Root Cause Explanation
Explain why performance declined. Clients tolerate bad news when they understand causation.
Algorithm Updates: "Google's March core update impacted health and wellness sites broadly. 60% of sites in your vertical experienced ranking declines according to industry tracking tools." Seasonality: "Organic traffic for home improvement queries decreases 20-30% every January-February based on historical patterns. We expect recovery in March as spring season approaches." Competitive Activity: "Competitor X launched an aggressive content campaign in December, publishing 40 guides targeting our shared keyword set. They're outranking us temporarily, but content quality is lower—we anticipate recovery as Google evaluates long-term engagement signals." Technical Issues: "Site migration in January introduced canonicalization errors affecting 200 pages. We've resolved the issues and submitted for re-indexing. Full recovery expected within 4 weeks."Recovery Roadmap
Present specific action plan with timeline.
"Our recovery plan includes: (1) Technical audit of affected pages to identify quality gaps—completed by March 3. (2) Content refresh adding depth and updating statistics—completed by March 17. (3) Internal linking reinforcement to affected pages—completed by March 10. Expected recovery timeframe: 60-90 days as search engines re-evaluate updated content."
Concrete plans with dates reassure clients that problems are being actively managed.
Automating Report Production
API-Driven Data Aggregation
Connect reporting tools to data sources via API to eliminate manual data collection:
- Google Analytics 4 API for traffic and conversion data
- Google Search Console API for ranking and click data
- Ahrefs API or SEMrush API for backlink and competitive data
- Client CRM or e-commerce platform APIs for lead and revenue attribution
Templated Report Structures
Build standardized report templates that populate with current month data automatically. Reserve human time for narrative analysis and strategic insights rather than chart production.
Batch Production Workflows
Schedule specific time blocks for report production rather than creating them one-off throughout the month. Batching improves efficiency through focused context-switching.
Frequently Asked Questions
How long should monthly reports be?
8-12 pages for comprehensive monthly reports. Longer reports don't get fully read. If extensive detail is needed, provide executive summary with appendices for those who want deeper data.
Should I include every metric or focus on key KPIs?
Focus on 5-8 core metrics aligned to client goals. Including 30 metrics creates cognitive overload and dilutes important signals. Track comprehensively internally, but report selectively on what matters most.
How do I report during months with no visible progress?
Emphasize leading indicators (technical improvements, content published, links acquired) that will produce lagging results (traffic, rankings, conversions) in future months.
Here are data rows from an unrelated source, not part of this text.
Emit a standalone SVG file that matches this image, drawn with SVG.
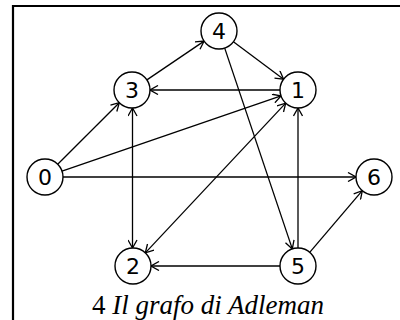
<svg xmlns="http://www.w3.org/2000/svg" width="400" height="320" viewBox="0 0 400 320">
<style>
.node circle{fill:#fff;stroke:#000;stroke-width:1.4}
.node text{font-family:"DejaVu Sans",sans-serif;font-size:22px;text-anchor:middle;fill:#000}
.edge{stroke:#000;stroke-width:1.3;fill:none;marker-end:url(#arr)}
.both{marker-start:url(#arr)}
.cap{font-family:"Liberation Serif",serif;font-size:27px;fill:#000}
</style>
<defs>
<marker id="arr" viewBox="0 0 10 10" refX="9" refY="5" markerWidth="10" markerHeight="10" markerUnits="userSpaceOnUse" orient="auto-start-reverse">
<path d="M1,0.5 L9,5 L1,9.5" fill="none" stroke="#000" stroke-width="1.3"/>
</marker>
</defs>
<rect width="400" height="320" fill="#fff"/>
<path d="M13,320 V6 H400" fill="none" stroke="#000" stroke-width="2.2"/>
<g id="connectors">
<line class="edge" x1="57.7" y1="164.3" x2="119.3" y2="102.7"/>
<line class="edge" x1="62" y1="171.1" x2="281" y2="95.9"/>
<line class="edge" x1="63" y1="177" x2="356" y2="177"/>
<line class="edge" x1="146.9" y1="79.9" x2="204.1" y2="41.1"/>
<line class="edge" x1="233.4" y1="41.8" x2="283.6" y2="79.2"/>
<line class="edge" x1="280" y1="90" x2="150" y2="90"/>
<line class="edge" x1="224.7" y1="48.1" x2="292.3" y2="248.9"/>
<line class="edge both" x1="132.5" y1="108" x2="132.5" y2="248"/>
<line class="edge both" x1="285.7" y1="103.1" x2="145.3" y2="252.9"/>
<line class="edge" x1="298" y1="248" x2="298" y2="108"/>
<line class="edge" x1="280" y1="266" x2="151" y2="266"/>
<line class="edge" x1="309.7" y1="252.3" x2="362.3" y2="190.7"/>
</g>
<g id="n0" class="node"><circle cx="45" cy="177" r="18"/><text x="45" y="185">0</text></g>
<g id="n1" class="node"><circle cx="298" cy="90" r="18"/><text x="298" y="98">1</text></g>
<g id="n2" class="node"><circle cx="133" cy="266" r="18"/><text x="133" y="274">2</text></g>
<g id="n3" class="node"><circle cx="132" cy="90" r="18"/><text x="132" y="98">3</text></g>
<g id="n4" class="node"><circle cx="219" cy="31" r="18"/><text x="219" y="39">4</text></g>
<g id="n5" class="node"><circle cx="298" cy="266" r="18"/><text x="298" y="274">5</text></g>
<g id="n6" class="node"><circle cx="374" cy="177" r="18"/><text x="374" y="185">6</text></g>
<text class="cap" x="92" y="314">4 <tspan font-style="italic">Il grafo di Adleman</tspan></text>
</svg>
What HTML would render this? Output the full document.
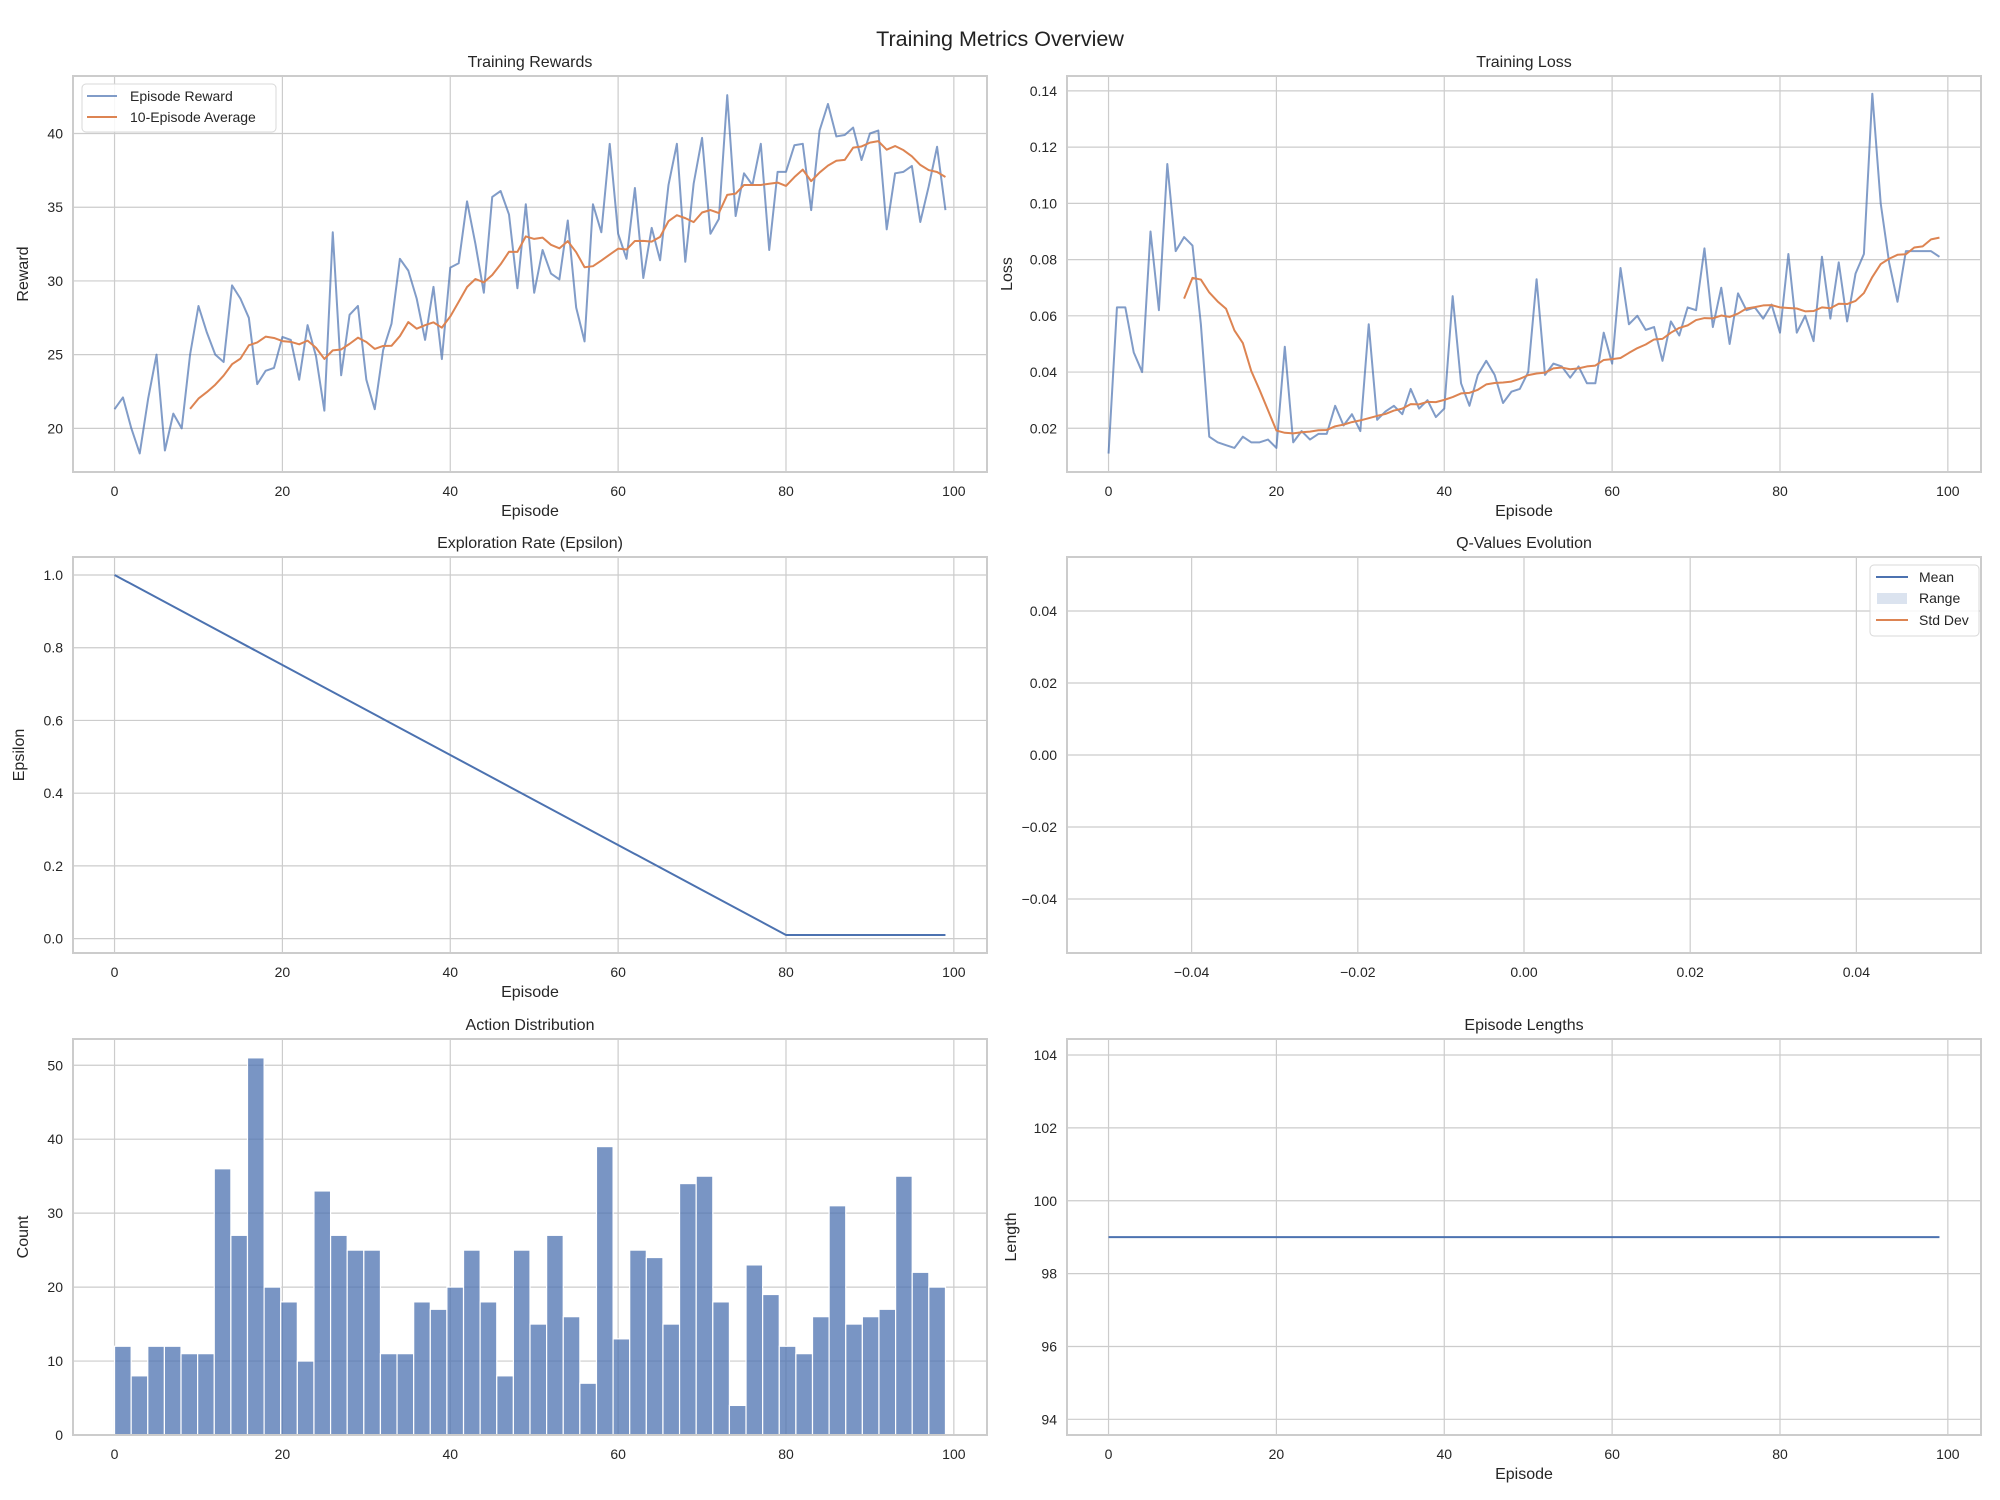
<!DOCTYPE html>
<html><head><meta charset="utf-8">
<style>
html,body{margin:0;padding:0;background:#fff;}
svg{display:block;font-family:"Liberation Sans",Arial,sans-serif;}
</style></head>
<body>
<svg id="fig" width="2000" height="1500" viewBox="0 0 2000 1500" xmlns="http://www.w3.org/2000/svg">
<rect width="2000" height="1500" fill="#fff"/>
<text x="1000" y="46" font-size="21.5" text-anchor="middle" fill="#222">Training Metrics Overview</text>
</svg>
<script>
const episodes = Array.from({length:100},(_,i)=>i);
const rewardValues = [21.3,22.1,20.0,18.3,22.0,25.0,18.5,21.0,20.0,25.0,
28.3,26.5,25.0,24.5,29.7,28.8,27.5,23.0,23.9,24.1,
26.2,26.0,23.3,27.0,24.9,21.2,33.3,23.6,27.7,28.3,
23.3,21.3,25.3,27.1,31.5,30.7,28.8,26.0,29.6,24.7,
30.9,31.2,35.4,32.5,29.2,35.7,36.1,34.5,29.5,35.2,
29.2,32.1,30.5,30.1,34.1,28.2,25.9,35.2,33.3,39.3,
33.2,31.5,36.3,30.2,33.6,31.4,36.5,39.3,31.3,36.6,
39.7,33.2,34.2,42.6,34.4,37.3,36.5,39.3,32.1,37.4,
37.4,39.2,39.3,34.8,40.2,42.0,39.8,39.9,40.4,38.2,
40.0,40.2,33.5,37.3,37.4,37.8,34.0,36.4,39.1,34.8];
const lossValues = [0.011,0.063,0.063,0.047,0.040,0.090,0.062,0.114,0.083,0.088,
0.085,0.057,0.017,0.015,0.014,0.013,0.017,0.015,0.015,0.016,
0.013,0.049,0.015,0.019,0.016,0.018,0.018,0.028,0.021,0.025,
0.019,0.057,0.023,0.026,0.028,0.025,0.034,0.027,0.030,0.024,
0.027,0.067,0.036,0.028,0.039,0.044,0.039,0.029,0.033,0.034,
0.040,0.073,0.039,0.043,0.042,0.038,0.042,0.036,0.036,0.054,
0.043,0.077,0.057,0.060,0.055,0.056,0.044,0.058,0.053,0.063,
0.062,0.084,0.056,0.070,0.050,0.068,0.062,0.063,0.059,0.064,
0.054,0.082,0.054,0.060,0.051,0.081,0.059,0.079,0.058,0.075,
0.082,0.139,0.100,0.079,0.065,0.083,0.083,0.083,0.083,0.081];
const epsilonEpisodes = [0,80,99];
const epsilonValues = [1.0,0.01,0.01];
const actionCounts = [12,8,12,12,11,11,36,27,51,20,18,10,33,27,25,25,11,11,18,17,20,25,18,8,25,15,27,16,7,39,13,25,24,15,34,35,18,4,23,19,12,11,16,31,15,16,17,35,22,20];
const lengthValues = [99,99,99,99,99,99,99,99,99,99,99,99,99,99,99,99,99,99,99,99,
99,99,99,99,99,99,99,99,99,99,99,99,99,99,99,99,99,99,99,99,
99,99,99,99,99,99,99,99,99,99,99,99,99,99,99,99,99,99,99,99,
99,99,99,99,99,99,99,99,99,99,99,99,99,99,99,99,99,99,99,99,
99,99,99,99,99,99,99,99,99,99,99,99,99,99,99,99,99,99,99,99];
const episodeTicks = [0,20,40,60,80,100];
const rewardTicks = [20,25,30,35,40];
const lossTicks = [0.02,0.04,0.06,0.08,0.10,0.12,0.14];
const epsilonTicks = [0.0,0.2,0.4,0.6,0.8,1.0];
const qTicks = [-0.04,-0.02,0.00,0.02,0.04];
const countTicks = [0,10,20,30,40,50];
const lengthTicks = [94,96,98,100,102,104];

const NS="http://www.w3.org/2000/svg";
const fig=document.getElementById('fig');
function el(tag,attrs,parent){const e=document.createElementNS(NS,tag);for(const k in attrs)e.setAttribute(k,attrs[k]);(parent||fig).appendChild(e);return e;}
function txt(s,attrs,parent){const e=el('text',attrs,parent);e.textContent=s;return e;}

function makeAxes(name,x0,y0,w,h,xlim,ylim){
  const g=el('g',{});
  
  
  const ax={g,x0,y0,w,h,
    sx:v=>x0+(v-xlim[0])/(xlim[1]-xlim[0])*w,
    sy:v=>y0+h-(v-ylim[0])/(ylim[1]-ylim[0])*h};
  return ax;
}
function drawFrame(ax,title,xticks,xfmt,yticks,yfmt,xlabel,ylabel){
  const g=ax.g;
  xticks.forEach(t=>{const x=ax.sx(t);
    const l=el('line',{x1:x,x2:x,y1:ax.y0,y2:ax.y0+ax.h,stroke:'#cccccc','stroke-width':1.2},g);
    
    const t2=txt(xfmt(t),{x:x,y:ax.y0+ax.h+24,'font-size':14,'text-anchor':'middle',fill:'#262626'},g);
    });
  yticks.forEach(t=>{const y=ax.sy(t);
    const l=el('line',{x1:ax.x0,x2:ax.x0+ax.w,y1:y,y2:y,stroke:'#cccccc','stroke-width':1.2},g);
    
    const t2=txt(yfmt(t),{x:ax.x0-10,y:y+5,'font-size':14,'text-anchor':'end',fill:'#262626'},g);
    });
  const tt=txt(title,{x:ax.x0+ax.w/2,y:ax.y0-9,'font-size':16,'text-anchor':'middle',fill:'#262626'},g);
  
  if(xlabel){const xl=txt(xlabel,{x:ax.x0+ax.w/2,y:ax.y0+ax.h+44,'font-size':16,'text-anchor':'middle',fill:'#262626'},g);
    }
  if(ylabel){const cx=ax.x0-ylabel.off, cy=ax.y0+ax.h/2;
    const yl=txt(ylabel.t,{x:cx,y:cy,'font-size':16,'text-anchor':'middle',fill:'#262626',transform:`rotate(-90 ${cx} ${cy})`},g);
    }
}
function drawSpines(ax){
  const r=el('rect',{x:ax.x0,y:ax.y0,width:ax.w,height:ax.h,fill:'none',stroke:'#cccccc','stroke-width':2},ax.g);
  
}
function line(ax,xs,ys,color,opacity,width,name){
  const d=xs.map((x,i)=>(i?'L':'M')+ax.sx(x).toFixed(2)+' '+ax.sy(ys[i]).toFixed(2)).join(' ');
  const p=el('path',{d,fill:'none',stroke:color,'stroke-opacity':opacity,'stroke-width':width,'stroke-linejoin':'round'},ax.g);
  
}
const fmtInt=v=>String(v);
const fmt2=v=>(v<0?'\u2212':'')+Math.abs(v).toFixed(2);
const fmt1=v=>v.toFixed(1);
const XL=[-4.95,103.95];
const LX=73,RX=1067,W=914,H=396,R1=76,R2=557,R3=1039;
const BLUE='#4c72b0',ORANGE='#dd8452';

// 1 Rewards
const a1=makeAxes('rewards-chart',LX,R1,W,H,XL,[17.04,43.9]);
drawFrame(a1,'Training Rewards',episodeTicks,fmtInt,rewardTicks,fmtInt,'Episode',{t:'Reward',off:45});
line(a1,episodes,rewardValues,BLUE,0.7,2,'episode-reward-line');
const avgX=[],avgY=[];
for(let i=9;i<rewardValues.length;i++){let s=0;for(let j=i-9;j<=i;j++)s+=rewardValues[j];avgX.push(episodes[i]);avgY.push(s/10);}
line(a1,avgX,avgY,ORANGE,1,2,'reward-average-line');
drawSpines(a1);
{const lg=el('g',{},a1.g);
 el('rect',{x:82,y:84,width:194,height:48,rx:4,fill:'#fff','fill-opacity':0.85,stroke:'#d8d8d8'},lg);
 el('line',{x1:87,x2:117,y1:96,y2:96,stroke:BLUE,'stroke-opacity':0.7,'stroke-width':2},lg);
 const t1=txt('Episode Reward',{x:130,y:101,'font-size':14,fill:'#262626'},lg);
 el('line',{x1:87,x2:117,y1:117,y2:117,stroke:ORANGE,'stroke-width':2},lg);
 const t2=txt('10-Episode Average',{x:130,y:122,'font-size':14,fill:'#262626'},lg);}

// 2 Loss
const a2=makeAxes('loss-chart',RX,R1,W,H,XL,[0.00445,0.1453]);
drawFrame(a2,'Training Loss',episodeTicks,fmtInt,lossTicks,fmt2,'Episode',{t:'Loss',off:55});
line(a2,episodes,lossValues,BLUE,0.7,2,'loss-line');
const lavX=[],lavY=[];
for(let i=9;i<lossValues.length;i++){let s=0;for(let j=i-9;j<=i;j++)s+=lossValues[j];lavX.push(episodes[i]);lavY.push(s/10);}
line(a2,lavX,lavY,ORANGE,1,2,'loss-average-line');
drawSpines(a2);

// 3 Epsilon
const a3=makeAxes('epsilon-chart',LX,R2,W,H,XL,[-0.0395,1.0495]);
drawFrame(a3,'Exploration Rate (Epsilon)',episodeTicks,fmtInt,epsilonTicks,fmt1,'Episode',{t:'Epsilon',off:49});
line(a3,epsilonEpisodes,epsilonValues,BLUE,1,2,'epsilon-line');
drawSpines(a3);

// 4 Q-values
const a4=makeAxes('q-values-chart',RX,R2,W,H,[-0.055,0.055],[-0.055,0.055]);
drawFrame(a4,'Q-Values Evolution',qTicks,fmt2,qTicks,fmt2,null,null);
drawSpines(a4);
{const lg=el('g',{},a4.g);
 el('rect',{x:1870,y:565,width:109,height:71,rx:4,fill:'#fff','fill-opacity':0.85,stroke:'#d8d8d8'},lg);
 el('line',{x1:1876,x2:1908,y1:577,y2:577,stroke:BLUE,'stroke-width':2},lg);
 const t1=txt('Mean',{x:1919,y:582,'font-size':14,fill:'#262626'},lg);
 el('rect',{x:1877,y:593,width:30,height:11,fill:BLUE,'fill-opacity':0.2},lg);
 const t2=txt('Range',{x:1919,y:603,'font-size':14,fill:'#262626'},lg);
 el('line',{x1:1876,x2:1908,y1:620,y2:620,stroke:ORANGE,'stroke-width':2},lg);
 const t3=txt('Std Dev',{x:1919,y:625,'font-size':14,fill:'#262626'},lg);}

// 5 Action distribution
const a5=makeAxes('action-distribution-chart',LX,R3,W,H,XL,[0,53.55]);
drawFrame(a5,'Action Distribution',episodeTicks,fmtInt,countTicks,fmtInt,null,{t:'Count',off:45});
{const binW=99/actionCounts.length;
 actionCounts.forEach((c,i)=>{const xl=a5.sx(i*binW),xr=a5.sx((i+1)*binW),yt=a5.sy(c),yb=a5.sy(0);
  const b=el('rect',{x:xl,y:yt,width:xr-xl,height:yb-yt,fill:BLUE,'fill-opacity':0.75,stroke:'#fff','stroke-width':1.2},a5.g);
  
  });}
drawSpines(a5);

// 6 Episode lengths
const a6=makeAxes('episode-lengths-chart',RX,R3,W,H,XL,[93.57,104.44]);
drawFrame(a6,'Episode Lengths',episodeTicks,fmtInt,lengthTicks,fmtInt,'Episode',{t:'Length',off:51});
line(a6,episodes,lengthValues,BLUE,1,2,'episode-length-line');
drawSpines(a6);
</script>
</body></html>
Remind clients that SEO is cumulative—invisible infrastructure work this month enables visible results next quarter.
What if clients don't read reports?
Shift to video reports or schedule 15-minute monthly calls walking through key highlights. Some clients prefer discussion over documents. Low engagement might also indicate reporting doesn't address their priorities—ask what information would be valuable.
How do I demonstrate value when SEO is one of many marketing channels?
Use multi-touch attribution models showing SEO's contribution to conversions even when it's not the final touchpoint. Compare organic channel efficiency (CPA, conversion rate, LTV) to paid channels. Show incremental impact—what happens if SEO stops versus continues. Client retention depends on clear value demonstration across all contexts.